En esta cuarta novela, el inspector Kurt Wallander -después de pasar una crisis depresiva que le mantiene alejado del trabajo durante un año, con la firme decisión de abandonar definitivamente- tiene que enfrentarse a una caso de delincuencia económica de altos vuelos. Su punto de mira, en esta ocasión es Alfred Harderberg, un rico hombre de negocios, dueño de un imperio finaciero de ámbito internacional, en el que, tras una permanente y carismática sonrisa se esconde un hombre cínico y sin escrúpulos para el que el fin justifica los medios, incluyendo el asesinato o el tráfico de órganos humanos.
La historia comienza cuando el abogado Gustaf Torstensson conduce inquieto su vehículo por una carretera solitaria. Es noche cerrada y, de repente, delante de él, ve una silla plantada en medio del asfalto, y en ella, un muñeco del tamaño de un ser humano. Torstensson frena en seco y, aterrado, sale del coche para ver de cerca la fantasmagórica aparición. Es lo último que hace en su vida.

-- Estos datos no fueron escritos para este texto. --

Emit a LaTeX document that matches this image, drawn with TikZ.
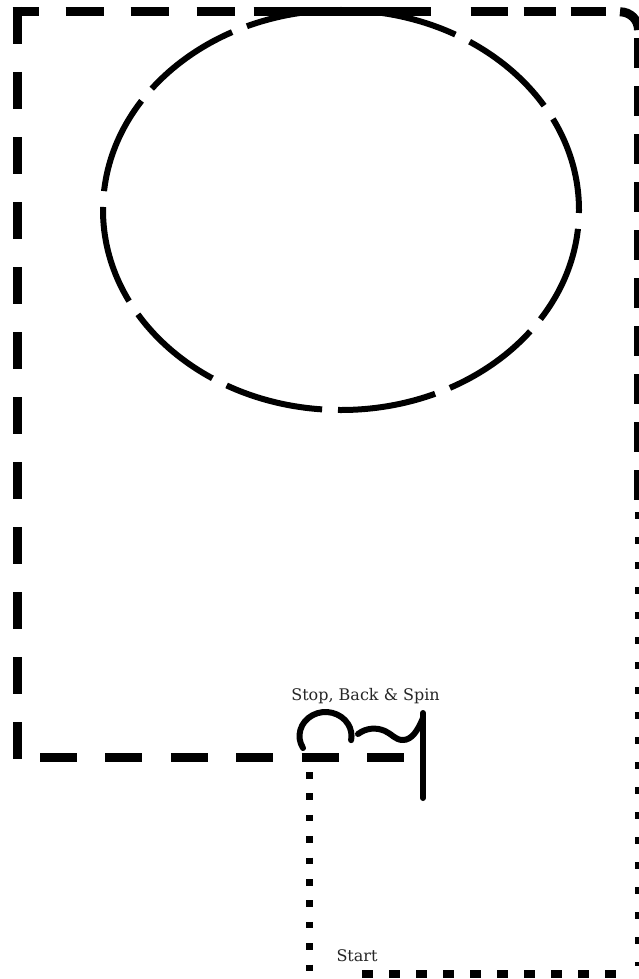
\documentclass[tikz,border=0pt]{standalone}
\usepackage{fontspec}
\newfontfamily\labelfont{DejaVu Serif}
\begin{document}
\begin{tikzpicture}[x=1pt,y=-1pt,
  outline/.style={line width=9pt},
  longdash/.style={outline, dash pattern=on 37pt off 28pt},
  rightdash/.style={outline, dash pattern=on 30pt off 18pt},
  dotv/.style={line width=7pt, dash pattern=on 6.5pt off 14.9pt},
  dotr/.style={line width=8pt, dash pattern=on 7pt off 18pt},
  dotb/.style={line width=8pt, dash pattern=on 11pt off 16pt},
  ovalline/.style={line width=6pt, dash pattern=on 99pt off 15.9pt, dash phase=96pt},
  squig/.style={line width=6pt, line cap=round, line join=round},
  lbl/.style={font=\labelfont\fontsize{16}{18}\selectfont, text=black!85, anchor=base, inner sep=0pt}]
\useasboundingbox (0,0) rectangle (639,979);
\fill[white] (0,0) rectangle (639,979);
% oval
\draw[ovalline] (341,210) ellipse [x radius=238, y radius=200];
% outer dashed frame
\draw[longdash] (17.2,7) -- (17.2,762);
\draw[outline, dash pattern=on 26pt off 27pt on 38pt off 27pt on 38pt off 28pt on 38pt off 19pt on 177pt off 40pt on 37pt off 16pt on 32pt off 15pt on 35pt off 15pt]
  (12.7,11.8) -- (620,11.8);
\draw[outline] (620,11.8) .. controls (630.2,11.8) and (638.5,19.8) .. (638.5,30);
\draw[rightdash] (638.5,38) -- (638.5,500);
\draw[outline, dash pattern=on 37pt off 28.4pt] (40,757.5) -- (405,757.5);
% dotted part
\draw[dotr] (638.5,512) -- (638.5,966);
\draw[dotb] (362,974) -- (618,974);
\draw[dotv] (309.5,772) -- (309.5,972);
% squiggle
\draw[squig] (303,748) arc[start angle=150, end angle=370, x radius=26, y radius=24];
\draw[squig] (358,734) .. controls (366,728) and (376,727) .. (385,731)
  .. controls (392,734) and (395,740) .. (403,740)
  .. controls (412,740) and (418,730) .. (423,718);
\draw[squig] (423,713) -- (423,798);
% labels
\node[lbl] (stoplbl) at (365.5,700) {Stop, Back \& Spin};
\node[lbl] (startlbl) at (357,961) {Start};
\end{tikzpicture}
\end{document}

Como sucede en las otras novelas de Mankell, el desarrollo de la investigación es muy exhaustivo, está muy bién explicado y consigue mantener el interés del lector, pero en este caso, el desenlace es bastante novelero y poco realista. Al fín y al cabo es un privilegio que se pueden permitir los escritores. Lo que no se le puede discutir al autor es su capacidad para seducirnos y en las últimas seis lineas del libro se produce un hecho -que no voy a revelar- que nos predispone para leer la siguiente entrega, La falsa pista. Pero de momento, le voy a dar vacaciones a Wallander por un tiempo indeterminado. Después de resolver con éxito cuatro casos complicados, se las merece. Yo también me voy, pero volveré.